Sep 3, 2010

Volatility Cones, Support/Resistance for VIX Futures

These are maximum, average, and minimum values for VIX futures as a function of days until expiration. The left-most values are the values that correspond to expiration settlement values (VRO) , and the right-most are historical values of futures that expire in about six months.

The plot does not convey all the available data. Here is a different plot that is derived from the same dataset.

Black lines are like error bars - representing highest and lowest values of VIX futures. The red band inside is the middle 50% of the data, i.e. form first to third quartile. Since VIX futures were listed most of the trading action took place somewhere between 15 and 30. Most of the lower quartile action happened in 2004-2006, and most of the upper quartile happened in 2008.

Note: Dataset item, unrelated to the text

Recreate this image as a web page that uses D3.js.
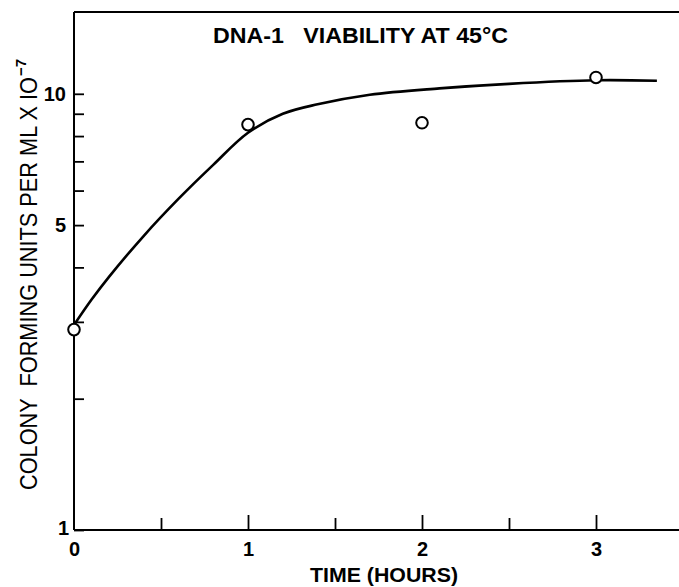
<!DOCTYPE html>
<html>
<head>
<meta charset="utf-8">
<script src="https://cdn.jsdelivr.net/npm/d3@7"></script>
<style>
  html, body { margin: 0; padding: 0; background: #fff; }
  svg { display: block; }
  text { font-family: "Liberation Sans", Arial, sans-serif; fill: #000; white-space: pre; }
</style>
</head>
<body>
<svg id="chart" width="679" height="587"></svg>
<script>
// Data
const pointTimes = [0, 1, 2, 3];
const pointValues = [2.88, 8.5, 8.58, 10.9];
const curveTimes = [0, 0.1, 0.2, 0.4, 0.6, 0.8, 1.0, 1.2, 1.4, 1.7, 2.1, 2.5, 3.0, 3.35];
const curveValues = [2.95, 3.37, 3.80, 4.72, 5.74, 6.87, 8.14, 9.0, 9.46, 9.95, 10.29, 10.54, 10.74, 10.71];
const xTickValues = [0, 0.5, 1, 1.5, 2, 2.5, 3];
const xTickLabels = ["0", "", "1", "", "2", "", "3"];
const yTickValues = [1, 2, 3, 4, 5, 6, 7, 8, 9, 10];
const yTickLabels = ["1", "", "", "", "5", "", "", "", "", "10"];
const titleText = "DNA-1   VIABILITY AT 45\u00B0C";
const xLabelText = "TIME (HOURS)";
const yLabelText = "COLONY  FORMING UNITS PER ML X IO";
const yLabelExp = "\u22127";

const svg = d3.select("#chart");
const x = d3.scaleLinear().domain([0, 3.477]).range([74, 679]);
const y = d3.scaleLog().domain([1, 15.4]).range([530, 12]);

// Top border
svg.append("line")
  .attr("x1", x(0)).attr("x2", 679).attr("y1", y(15.4)).attr("y2", y(15.4))
  .attr("stroke", "#000").attr("stroke-width", 2);

// Y axis
const yAxis = d3.axisLeft(y)
  .tickValues(yTickValues)
  .tickSize(-10)
  .tickPadding(8)
  .tickFormat((d, i) => yTickLabels[i]);
const gy = svg.append("g").attr("transform", `translate(${x(0)},0)`).call(yAxis);
gy.select(".domain").attr("stroke", "#000").attr("stroke-width", 2)
  .attr("d", `M0,${y(1)}V${y(15.4)}`);
gy.selectAll(".tick line").attr("stroke", "#000").attr("stroke-width", 1.8);
gy.selectAll(".tick text").attr("font-size", 20).attr("font-weight", "bold")
  .attr("font-family", "Liberation Sans, Arial, sans-serif").attr("fill", "#000");
gy.selectAll(".tick text").filter(d => d === 1).attr("dx", 3).attr("dy", "0.2em");

// X axis
const xAxis = d3.axisBottom(x)
  .tickValues(xTickValues)
  .tickSize(-15)
  .tickPadding(12)
  .tickFormat((d, i) => xTickLabels[i]);
const gx = svg.append("g").attr("transform", `translate(0,${y(1)})`).call(xAxis);
gx.select(".domain").attr("stroke", "#000").attr("stroke-width", 2)
  .attr("d", `M${x(0)},0H679`);
gx.selectAll(".tick line").attr("stroke", "#000").attr("stroke-width", 1.8)
  .attr("y2", d => (d % 1 === 0 ? -15 : -12));
gx.selectAll(".tick").filter(d => d === 0).select("line").remove();
gx.selectAll(".tick text").attr("font-size", 20).attr("font-weight", "bold")
  .attr("font-family", "Liberation Sans, Arial, sans-serif").attr("fill", "#000");

// Curve
const line = d3.line()
  .x((d, i) => x(curveTimes[i]))
  .y((d, i) => y(curveValues[i]))
  .curve(d3.curveCatmullRom.alpha(0.5));
svg.append("path")
  .attr("d", line(curveValues))
  .attr("fill", "none").attr("stroke", "#000").attr("stroke-width", 2.6);

// Points
svg.selectAll("circle.pt").data(pointValues).enter().append("circle")
  .attr("class", "pt")
  .attr("cx", (d, i) => x(pointTimes[i]))
  .attr("cy", d => y(d))
  .attr("r", 5.8)
  .attr("fill", "#fff").attr("stroke", "#000").attr("stroke-width", 2);

// Title
svg.append("text")
  .attr("x", 213).attr("y", 43)
  .attr("font-size", 22).attr("font-weight", "bold")
  .attr("textLength", 295).attr("lengthAdjust", "spacingAndGlyphs")
  .text(titleText);

// X label
svg.append("text")
  .attr("x", 310).attr("y", 582)
  .attr("font-size", 20).attr("font-weight", "bold")
  .attr("textLength", 148).attr("lengthAdjust", "spacingAndGlyphs")
  .text(xLabelText);

// Y label
const gl = svg.append("g").attr("transform", "translate(37,490) rotate(-90)");
gl.append("text")
  .attr("x", 0).attr("y", 0)
  .attr("font-size", 23)
  .attr("textLength", 413).attr("lengthAdjust", "spacingAndGlyphs")
  .text(yLabelText);
gl.append("text")
  .attr("x", 414).attr("y", -11)
  .attr("font-size", 15).attr("font-weight", "bold")
  .text(yLabelExp);
</script>
</body>
</html>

With longer term VIX futures trading at over 30, and recent realized volatility at about 20% I think the futures will come down a bit to I personally have bearish bets in January - although the reason for trade was based on my forecasting model, and not on the analysis above.

Now here comes what I think is the most interesting part: same plot, now every historical futures value is a dot.

The VIX futures can be partitioned into three regimes. If that is not clear from previous plot - here is a histogram.

These three regimes are not present in the VIX index data, they are only seen in VIX futures. Using k-means of log values the centers are:
  • Low 14.55 +/- 1.60
  • Middle 24.31 +/- 2.83
  • High 37.19 +/- 6.45
There is (as expected) a positive correlation between VIX level and vol of vol. These centers, or regimes are a superior alternative to support and resistance levels derived from VIX index.